The logical positivists saw in Hume a fellow traveler, and in the early twentieth century took up the challenge of defending Hume’s empiricism from Kant.  Science, the world of common sense, the anti-philosophical philosophy: Hume was the poster child for those, and his assault on metaphysics was seen by many as a sign of progressivism, a blow against religion and tradition.  To be a Humean was to be hard-nosed; to be a rebel; to be a realist; to refuse to accept the comforts offered by religion.

2025

In his book The Philosophy of As If, Hans Vaihinger claimed that sometimes truth can get in the way of science.  Sometimes theories that are fictions are valuable as ways of fitting together disparate facts.

And sometimes being open-minded requires leaving what is true alone—sometimes being a hard-nosed realist can lead us to ignore the value of imagining other worlds, and other ways of being.  Worlds within worlds—to be human is to be able to imagine that animals and insects have inner lives; that other humans might be zombies; that material objects might only be collections of subjectively experienced qualities. 

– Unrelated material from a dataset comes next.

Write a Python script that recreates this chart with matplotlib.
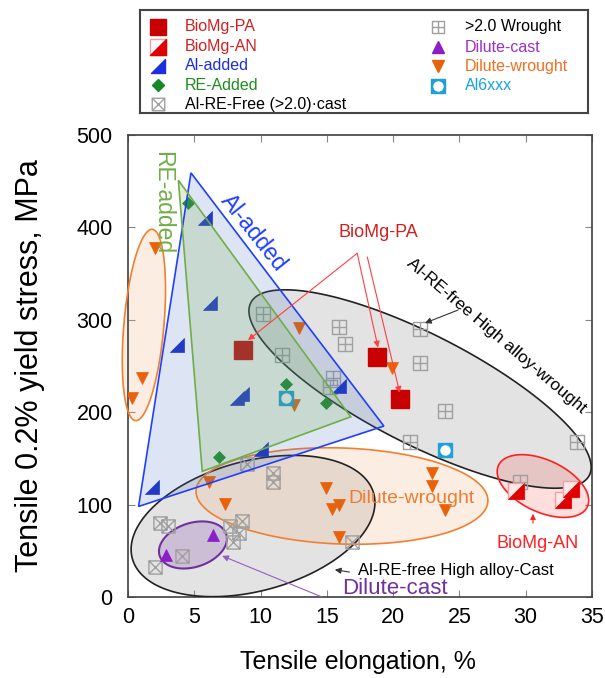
import numpy as np
import matplotlib
matplotlib.use('Agg')
import matplotlib.pyplot as plt
from matplotlib.path import Path
from matplotlib.patches import Polygon

plt.rcParams['font.family'] = ['Liberation Sans', 'DejaVu Sans']

# ---------------- data ----------------
biomg_pa_x = [8.7, 18.8, 20.5]
biomg_pa_y = [267, 260, 214]
biomg_an_x = [29.3, 32.8, 33.4]
biomg_an_y = [115, 105, 117]
al_added_x = [1.8, 3.7, 5.8, 6.2, 8.2, 8.6, 10.0, 15.9]
al_added_y = [119, 273, 410, 318, 215, 220, 160, 228]
re_added_x = [4.5, 6.9, 11.9, 14.9]
re_added_y = [426, 152, 230, 210]
cast_x = [2.4, 3.0, 2.0, 4.1, 7.7, 8.6, 8.4, 7.9, 10.9, 10.9, 9.0, 16.9]
cast_y = [80, 77, 33, 44, 77, 82, 69, 59, 134, 125, 144, 60]
wrought_x = [10.2, 11.6, 15.9, 16.4, 15.5, 15.2, 22.0, 22.0, 23.9, 21.3, 33.9, 29.6]
wrought_y = [306, 262, 292, 274, 237, 227, 290, 253, 201, 168, 168, 124]
dcast_x = [6.4, 2.9]
dcast_y = [67, 45]
dwrought_x = [2.0, 1.05, 0.3, 12.9, 12.5, 19.9, 6.1, 7.3, 14.9, 15.4, 15.9, 15.9, 22.9, 22.9, 23.9]
dwrought_y = [378, 237, 215, 291, 208, 248, 125, 101, 118, 95, 100, 65, 134, 120, 94]
al6_x = [11.9, 23.9]
al6_y = [215, 159]

x_ticks = [0, 5, 10, 15, 20, 25, 30, 35]
y_ticks = [0, 100, 200, 300, 400, 500]

# ---------------- figure ----------------
W, H = 605, 678
fig = plt.figure(figsize=(W / 100, H / 100), dpi=100)
ax_pos = [128 / W, 1 - 597 / H, 464 / W, 462 / H]
ax = fig.add_axes(ax_pos)
ax.set_xlim(0, 35)
ax.set_ylim(0, 500)
ax.set_xticks(x_ticks)
ax.set_yticks(y_ticks)
ax.tick_params(direction='in', top=True, right=True, length=5, width=0.8,
               color='#888888', labelsize=15.5)
ax.tick_params(axis='x', pad=7)
ax.tick_params(axis='y', pad=11)
for s in ax.spines.values():
    s.set_color('#404040')
    s.set_linewidth(1.2)

SX = ax_pos[2] * W / 35.0
SY = ax_pos[3] * H / 500.0


def ellipse_xy(cx, cy, a_px, b_px, ang, n=300):
    t = np.linspace(0, 2 * np.pi, n)
    th = np.deg2rad(ang)
    u, v = a_px * np.cos(t), b_px * np.sin(t)
    px = u * np.cos(th) - v * np.sin(th)
    py = u * np.sin(th) + v * np.cos(th)
    return np.column_stack([cx + px / SX, cy + py / SY])


def add_ellipse(cx, cy, a, b, ang, fc, alpha, ec, lw, zf=1, ze=4, clip=True):
    xy = ellipse_xy(cx, cy, a, b, ang)
    ax.add_patch(Polygon(xy, closed=True, facecolor=fc, alpha=alpha, edgecolor='none',
                         zorder=zf, clip_on=clip))
    ax.add_patch(Polygon(xy, closed=True, facecolor='none', edgecolor=ec, lw=lw,
                         zorder=ze, clip_on=clip))


# gray ellipses
add_ellipse(22.03, 225.1, 190, 55, -27, '#E3E3E3', 1.0, '#222222', 1.2)
add_ellipse(9.43, 76.8, 125, 65, 15, '#E3E3E3', 1.0, '#222222', 1.2)
# orange ellipses
add_ellipse(16.14, 109.3, 146, 48, -2, '#F4B183', 0.22, '#F08030', 1.2, zf=2)
add_ellipse(1.2, 294.4, 96, 20, 85, '#F4B183', 0.22, '#F08030', 1.2, zf=2, clip=False)
# purple
add_ellipse(4.9, 56.3, 35, 22, 18, '#7030A0', 0.2, '#7030A0', 1.5, zf=2)
# red
add_ellipse(31.3, 120.1, 49, 26, -25, '#FF0000', 0.13, '#FF2020', 1.2, zf=2)

# triangles (drawn over markers with alpha)
blue_tri = [(4.75, 459), (0.8, 98), (19.3, 185)]
green_tri = [(3.8, 451), (5.6, 136), (16.8, 195)]
ax.add_patch(Polygon(blue_tri, closed=True, facecolor='#4472C4', alpha=0.18, edgecolor='none', zorder=6))
ax.add_patch(Polygon(green_tri, closed=True, facecolor='#70AD47', alpha=0.2, edgecolor='none', zorder=7))
ax.add_patch(Polygon(blue_tri, closed=True, facecolor='none', edgecolor='#1F3FFF', lw=1.2, zorder=8))
ax.add_patch(Polygon(green_tri, closed=True, facecolor='none', edgecolor='#70AD47', lw=1.2, zorder=8))

# ---------------- markers ----------------
M, L = Path.MOVETO, Path.LINETO
box_x = Path([(-1, -1), (1, -1), (1, 1), (-1, 1), (-1, -1), (-1, -1), (1, 1), (-1, 1), (1, -1)],
             [M, L, L, L, L, M, L, M, L])
box_plus = Path([(-1, -1), (1, -1), (1, 1), (-1, 1), (-1, -1), (0, -1), (0, 1), (-1, 0), (1, 0)],
                [M, L, L, L, L, M, L, M, L])
rtri = Path([(-1, -1), (1, -1), (1, 1), (-1, -1)], [M, L, L, Path.CLOSEPOLY])

GRAY = '#A0A0A0'
RED = '#C80000'
BLUE = '#1A2FC8'
GREEN = '#138A24'
PURPLE = '#8A1FC8'
ORANGE = '#E8620A'
CYAN = '#1EA0D8'

ax.plot(cast_x, cast_y, ls='none', marker=box_x, ms=9.5, mfc='none', mec=GRAY, mew=1.0, zorder=5)
ax.plot(wrought_x, wrought_y, ls='none', marker=box_plus, ms=9.5, mfc='none', mec=GRAY, mew=1.0, zorder=5)
ax.plot(dwrought_x, dwrought_y, ls='none', marker='v', ms=9, mfc=ORANGE, mec=ORANGE, mew=0.5, zorder=5)
ax.plot(dcast_x, dcast_y, ls='none', marker='^', ms=9, mfc=PURPLE, mec=PURPLE, mew=0.5, zorder=5)
ax.plot(al_added_x, al_added_y, ls='none', marker=rtri, ms=10, mfc=BLUE, mec=BLUE, mew=0.5, zorder=5)
ax.plot(re_added_x, re_added_y, ls='none', marker='D', ms=6.5, mfc=GREEN, mec=GREEN, mew=0.5, zorder=5)
ax.plot(al6_x, al6_y, ls='none', marker='s', ms=9.5, mfc=CYAN, mec=CYAN, zorder=5)
ax.plot(al6_x, al6_y, ls='none', marker='o', ms=6.5, mfc='white', mec='white', zorder=5)
ax.plot(biomg_pa_x, biomg_pa_y, ls='none', marker='s', ms=13, mfc=RED, mec=RED, zorder=5)
ax.plot(biomg_an_x, biomg_an_y, ls='none', marker='s', ms=11.5, mfc='#FFE8E8', mec='#F4A0A0', mew=1.0, zorder=5)
ax.plot(biomg_an_x, biomg_an_y, ls='none', marker=rtri, ms=11.5, mfc='#E00000', mec='#E00000', mew=0.5, zorder=5)

# ---------------- annotations ----------------
ax.text(2.6, 427, 'RE-added', color='#70AD47', fontsize=16.5, rotation=-90,
        ha='center', va='center', rotation_mode='anchor', zorder=9)
ax.text(9.5, 394, 'Al-added', color='#1F3FFF', fontsize=16.5, rotation=-51.5,
        ha='center', va='center', rotation_mode='anchor', zorder=9)
ax.text(18.86, 394, 'BioMg-PA', color='#D02020', fontsize=13, ha='center', va='center', zorder=9,
        bbox=dict(facecolor='white', edgecolor='none', pad=3))
ap_red = dict(arrowstyle='-|>', color='#FF4040', lw=0.8, mutation_scale=9, shrinkA=0, shrinkB=0)
ax.annotate('', xy=(9.05, 278), xytext=(17.29, 372), arrowprops=ap_red, zorder=9)
ax.annotate('', xy=(18.86, 270), xytext=(17.29, 372), arrowprops=ap_red, zorder=9)
ax.annotate('', xy=(20.5, 221), xytext=(18.05, 368), arrowprops=ap_red, zorder=9)

ax.text(27.76, 282.5, 'Al-RE-free High alloy-wrought', color='black', fontsize=12.5,
        rotation=-40.4, ha='center', va='center', rotation_mode='anchor', zorder=9)
ap_blk = dict(arrowstyle='-|>', color='#333333', lw=0.8, mutation_scale=9, shrinkA=0, shrinkB=0)
ax.annotate('', xy=(22.4, 296.5), xytext=(24.9, 310.6), arrowprops=ap_blk, zorder=9)

ax.text(21.35, 107, 'Dilute-wrought', color='#ED7D31', fontsize=14, ha='center', va='center', zorder=9)
ax.text(30.9, 58, 'BioMg-AN', color='#FF2020', fontsize=13, ha='center', va='center', zorder=9)
ap_r2 = dict(arrowstyle='-|>', color='#FF2020', lw=0.8, mutation_scale=8, shrinkA=0, shrinkB=0)
ax.annotate('', xy=(30.55, 90), xytext=(30.55, 80), arrowprops=ap_r2, zorder=9)

ax.text(24.74, 29, 'Al-RE-free High alloy-Cast', color='black', fontsize=12, ha='center', va='center', zorder=9)
ax.annotate('', xy=(15.6, 29.5), xytext=(16.7, 27), arrowprops=ap_blk, zorder=9)
ax.text(20.14, 9, 'Dilute-cast', color='#7030A0', fontsize=16, ha='center', va='center', zorder=9)
ap_p = dict(arrowstyle='-|>', color='#9060C0', lw=0.8, mutation_scale=9, shrinkA=0, shrinkB=0)
ax.annotate('', xy=(7.1, 44.5), xytext=(14.63, 0), arrowprops=ap_p, zorder=9)

# axis labels
fig.text(358 / W, 1 - 662 / H, 'Tensile elongation, %', fontsize=18, ha='center', va='center')
fig.text(30 / W, 1 - 366 / H, 'Tensile 0.2% yield stress, MPa', fontsize=22, ha='center',
         va='center', rotation=90)

# ---------------- legend (manual box) ----------------
lax = fig.add_axes([140 / W, 1 - 113 / H, 448 / W, 103 / H])
lax.set_xlim(0, 448)
lax.set_ylim(103, 0)
lax.set_xticks([])
lax.set_yticks([])
for s in lax.spines.values():
    s.set_color('#444444')
    s.set_linewidth(1.5)

c1m, c1t, c2m, c2t = 18, 45, 298, 325
r1 = [17, 37, 56, 75, 94]
r2 = [17, 37, 56, 76]
lfs = 11.5
lax.plot([c1m], [r1[0]], marker='s', ms=12, mfc=RED, mec=RED, ls='none')
lax.text(c1t, r1[0], 'BioMg-PA', color='#D02020', fontsize=lfs, va='center')
lax.plot([c1m], [r1[1]], marker='s', ms=11, mfc='white', mec='#F4A0A0', ls='none')
lax.plot([c1m], [r1[1]], marker=rtri, ms=11, mfc='#E00000', mec='#E00000', ls='none')
lax.text(c1t, r1[1], 'BioMg-AN', color='#D02020', fontsize=lfs, va='center')
lax.plot([c1m], [r1[2]], marker=rtri, ms=10, mfc='#1A2FE0', mec='#1A2FE0', ls='none')
lax.text(c1t, r1[2], 'Al-added', color='#1A2FE0', fontsize=lfs, va='center')
lax.plot([c1m], [r1[3]], marker='D', ms=6.5, mfc=GREEN, mec=GREEN, ls='none')
lax.text(c1t, r1[3], 'RE-Added', color='#1E8C1E', fontsize=lfs, va='center')
lax.plot([c1m], [r1[4]], marker=box_x, ms=9, mfc='none', mec=GRAY, ls='none')
lax.text(c1t, r1[4], 'Al-RE-Free (>2.0)·cast', color='black', fontsize=lfs, va='center')

lax.plot([c2m], [r2[0]], marker=box_plus, ms=9, mfc='none', mec=GRAY, ls='none')
lax.text(c2t, r2[0], '>2.0 Wrought', color='black', fontsize=lfs, va='center')
lax.plot([c2m], [r2[1]], marker='^', ms=9, mfc=PURPLE, mec=PURPLE, ls='none')
lax.text(c2t, r2[1], 'Dilute-cast', color='#9A30C8', fontsize=lfs, va='center')
lax.plot([c2m], [r2[2]], marker='v', ms=9, mfc=ORANGE, mec=ORANGE, ls='none')
lax.text(c2t, r2[2], 'Dilute-wrought', color='#EE7020', fontsize=lfs, va='center')
lax.plot([c2m], [r2[3]], marker='s', ms=9.5, mfc=CYAN, mec=CYAN, ls='none')
lax.plot([c2m], [r2[3]], marker='o', ms=6.5, mfc='white', mec='white', ls='none')
lax.text(c2t, r2[3], 'Al6xxx', color='#1AA0E0', fontsize=lfs, va='center')

fig.savefig('out.png', dpi=100)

Of course, truth is an epistemic goal. We could say—if we were metaphysicians—that human beings strive to know what’s true: not just boring, banal truths, but bigger, important truths—not just “today is August 30, 2025”’ but “what’s the best life for a human being?”  Sometimes we have to be willing to entertain other ways of building worlds—other versions of metaphysics. Sometimes it’s not about truth, but about possibility.  Sometimes the world is too small and thin.  “What is” is always shadowed by “what if:” “what if we look at it differently?” or “what if what I thought was common sense isn’t?”. “What if it’s not just all sophistry and illusion?” or “what if I don’t care if it is?”.

Maybe I’m still a Humean—but now I’m more skeptical.